Let’s see how many I can actually go through with.

Anxiety Medication Withdrawal Fail-3

Continuing my series about my battle with anxiety, this is a new year special. My latest medication withdrawal fail and third in a year.

So I planned a vacation to Hua Hin for new years. I am anyways not completely at ease while travelling, but this time I topped it by forgetting to take my medication with me. Epic fail! when I realized this, I considered scouring the local pharmacies, begging for prescription medication like a junkie. But since it was only 2 days, I decided to swallow the pill.

Night 1/Day 1

I had a decent amount of alcohol to numb me down and delayed my sleep as much as possible. Once I was really sleepy, I went to sleep. Luckily I fell asleep relatively easy. However, I woke up after a few hours drenched in sweat with my heart trying to escape my chest. I tried going back to sleep but the rest of the night I was in an out of sleep. While being acutely aware of my heartbeat.

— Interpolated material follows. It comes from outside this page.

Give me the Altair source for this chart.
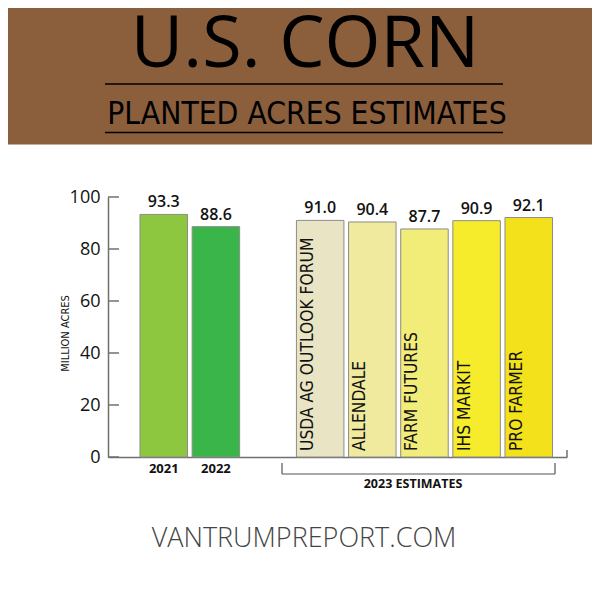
import altair as alt
import pandas as pd

# ---------------- data ----------------
slot_order = ["2021", "2022", "gap", "USDA AG OUTLOOK FORUM", "ALLENDALE",
              "FARM FUTURES", "IHS MARKIT", "PRO FARMER"]
categories = ["2021", "2022", "USDA AG OUTLOOK FORUM", "ALLENDALE",
              "FARM FUTURES", "IHS MARKIT", "PRO FARMER"]
values = [93.3, 88.6, 91.0, 90.4, 87.7, 90.9, 92.1]
groups = ["past", "past", "2023", "2023", "2023", "2023", "2023"]
bar_colors = ["#8DC63F", "#3AB54A", "#E9E5C4", "#EFEA9E", "#F2EC79",
              "#F6EC2B", "#F3E11B"]
y_ticks = [0, 20, 40, 60, 80, 100]

df = pd.DataFrame({
    "cat": categories,
    "value": values,
    "group": groups,
    "label": [f"{v:.1f}" for v in values],
})
ticks_df = pd.DataFrame({"tick": y_ticks})
one = pd.DataFrame({"k": [0]})

NARROW = "DejaVu Sans Condensed, Liberation Sans Narrow, sans-serif"
SANS = "Open Sans, Noto Sans, sans-serif"

# ---------------- scales / axes ----------------
xscale = alt.Scale(domain=slot_order, paddingInner=0.089, paddingOuter=0.446,
                   align=0.688)
yscale = alt.Scale(domain=[0, 100], nice=False)

xaxis = alt.Axis(
    title=None, ticks=False, labelAngle=0,
    labelExpr="(datum.value == '2021' || datum.value == '2022') ? datum.value : ''",
    labelFont=SANS, labelFontWeight="bold", labelFontSize=13,
    labelColor="#111111", labelPadding=5,
    domainColor="#707070", domainWidth=1.5,
)
yaxis = alt.Axis(
    values=y_ticks, ticks=False, grid=False,
    labelFont=SANS, labelFontSize=18, labelColor="#111111", labelPadding=8,
    domainColor="#707070", domainWidth=1.5,
    title="MILLION ACRES", titleFont=NARROW, titleFontSize=11,
    titleFontWeight="normal", titleColor="#111111",
    titleX=-43, titleY=136, titleAngle=270, titleAlign="center",
    titleBaseline="middle",
)

X = alt.X("cat:N", scale=xscale, axis=xaxis)

# ---------------- decorations ----------------
banner = alt.Chart(one).mark_rect(color="#8B5E3C").encode(
    x=alt.value(-108), x2=alt.value(484), y=alt.value(-197), y2=alt.value(-52.5))
line1 = alt.Chart(one).mark_rule(color="#000000", strokeWidth=1.5).encode(
    x=alt.value(-3), x2=alt.value(395), y=alt.value(-113))
line2 = alt.Chart(one).mark_rule(color="#000000", strokeWidth=1.5).encode(
    x=alt.value(-3), x2=alt.value(395), y=alt.value(-64.5))
title = alt.Chart(one).mark_text(
    text="U.S. CORN", font=SANS, fontSize=72,
    align="center", baseline="alphabetic", color="#000000").encode(
    x=alt.value(197), y=alt.value(-130))
subtitle = alt.Chart(one).mark_text(
    text="PLANTED ACRES ESTIMATES", font=NARROW, fontSize=31.5,
    align="center", baseline="alphabetic", color="#000000").encode(
    x=alt.value(199), y=alt.value(-73))

# ---------------- chart marks ----------------
bars = alt.Chart(df).mark_bar(stroke="#8c8c8c", strokeWidth=1).encode(
    x=X,
    y=alt.Y("value:Q", scale=yscale, axis=yaxis),
    color=alt.Color("cat:N", scale=alt.Scale(domain=categories, range=bar_colors),
                    legend=None),
)
ticks = alt.Chart(ticks_df).mark_rule(color="#707070", strokeWidth=1.5).encode(
    y=alt.Y("tick:Q", scale=yscale, axis=yaxis),
    x=alt.value(0), x2=alt.value(11),
)
value_labels = alt.Chart(df).mark_text(
    font=SANS, fontSize=16, fontWeight=600, baseline="bottom", dy=-4,
    color="#111111").encode(
    x=X, y=alt.Y("value:Q", scale=yscale, axis=yaxis), text="label:N")
bar_names = alt.Chart(df).transform_filter("datum.group == '2023'").mark_text(
    angle=270, align="left", baseline="middle", dx=6, dy=-12,
    font=NARROW, fontSize=17.3, color="#111111").encode(
    x=X, y=alt.datum(0), text="cat:N")

end_tick = alt.Chart(one).mark_rule(color="#707070", strokeWidth=1.5).encode(
    x=alt.value(459), y=alt.value(253), y2=alt.value(260))
br_left = alt.Chart(one).mark_rule(color="#555555", strokeWidth=1.2).encode(
    x=alt.value(174), y=alt.value(266), y2=alt.value(277))
br_right = alt.Chart(one).mark_rule(color="#555555", strokeWidth=1.2).encode(
    x=alt.value(447), y=alt.value(266), y2=alt.value(277))
br_bottom = alt.Chart(one).mark_rule(color="#555555", strokeWidth=1.2).encode(
    x=alt.value(174), x2=alt.value(447), y=alt.value(277))
est_text = alt.Chart(one).mark_text(
    text="2023 ESTIMATES", font=SANS, fontSize=12.5, fontWeight="bold",
    align="center", baseline="alphabetic", color="#111111").encode(
    x=alt.value(305), y=alt.value(291))
footer = alt.Chart(one).mark_text(
    text="VANTRUMPREPORT.COM", font=SANS, fontSize=27, fontWeight=300,
    align="center", baseline="alphabetic",
    color="#444444").encode(
    x=alt.value(196), y=alt.value(350))

chart = alt.layer(
    banner, line1, line2, title, subtitle,
    bars, ticks, value_labels, bar_names,
    end_tick, br_left, br_right, br_bottom, est_text, footer,
).properties(
    width=459, height=260,
    autosize=alt.AutoSizeParams(type="none"),
    padding={"left": 100, "top": 189, "right": 25, "bottom": 135},
    background="#ffffff",
).configure_view(stroke=None)

chart.save("out.html", embed_options={"renderer": "svg", "actions": False})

Woke up the next day tired. The day was better than the night but was jittery throughout. Sometime during late morning, my hands started shaking. After having some Coca Cola and chilling at the beach, I felt much better. By evening I was almost normal.

At night we went to a New Years Eve party on the beach and I consumed alcohol to distract myself from the impending time I have to go to sleep.

Night 2/Day 2

I went to sleep at 11. Luckily, I fell asleep without much issues, but the fireworks at midnight woke me up. I spent the first few hours of 2023 tossing and turning in bed. I was tired and I was sleepy. But I just couldn’t fall asleep. It was like a brick wall. Eventually I fell asleep but most of the night I was in and out of sleep.

Next morning I woke up tired but otherwise OK. Drove back home and went for a run to clear my head as soon as I came back. Feet felt like bricks while running. Resisted the temptation to pounce on my medication immediately.

In the evening, I figured that I am likely already past the worst phase of the withdrawal so why even go back on my earlier full dose? I had half a dose (0.5mg, compared to 1mg original dose) and went to sleep very tired.

Sleep Changes

One thing I noticed is that my sleep had turned very light, especially in the second half of the night. I was able to fall asleep and sleep well for the first few hours, but for the second half, I was in a strange state. It felt as if I am awake, but I am not because time passes too fast. But I have awareness of things around me, daylight etc. I was miserable, but decided to stick to it to avoid another medication withdrawal fail.

Nights 3/4/5

Nights 3/4/5 went equally poorly. I could only sleep for the first few hours each night and woke up mid-way and failed to go back to proper sleep again.

The days also started seeming gloomier and sadder in general. I even gave up alcohol temporarily.

On day 6, I decided to chalk this up as a medication withdrawal fail and upped my dose to 0.75mg, which is still lower than 1mg, my original dose. With 0.75mg, I am doing more or less okay, something I can live with.

Overall, not a complete withdrawal fail, as I was able to reduce my dosage, by a bit. Baby steps, baby steps.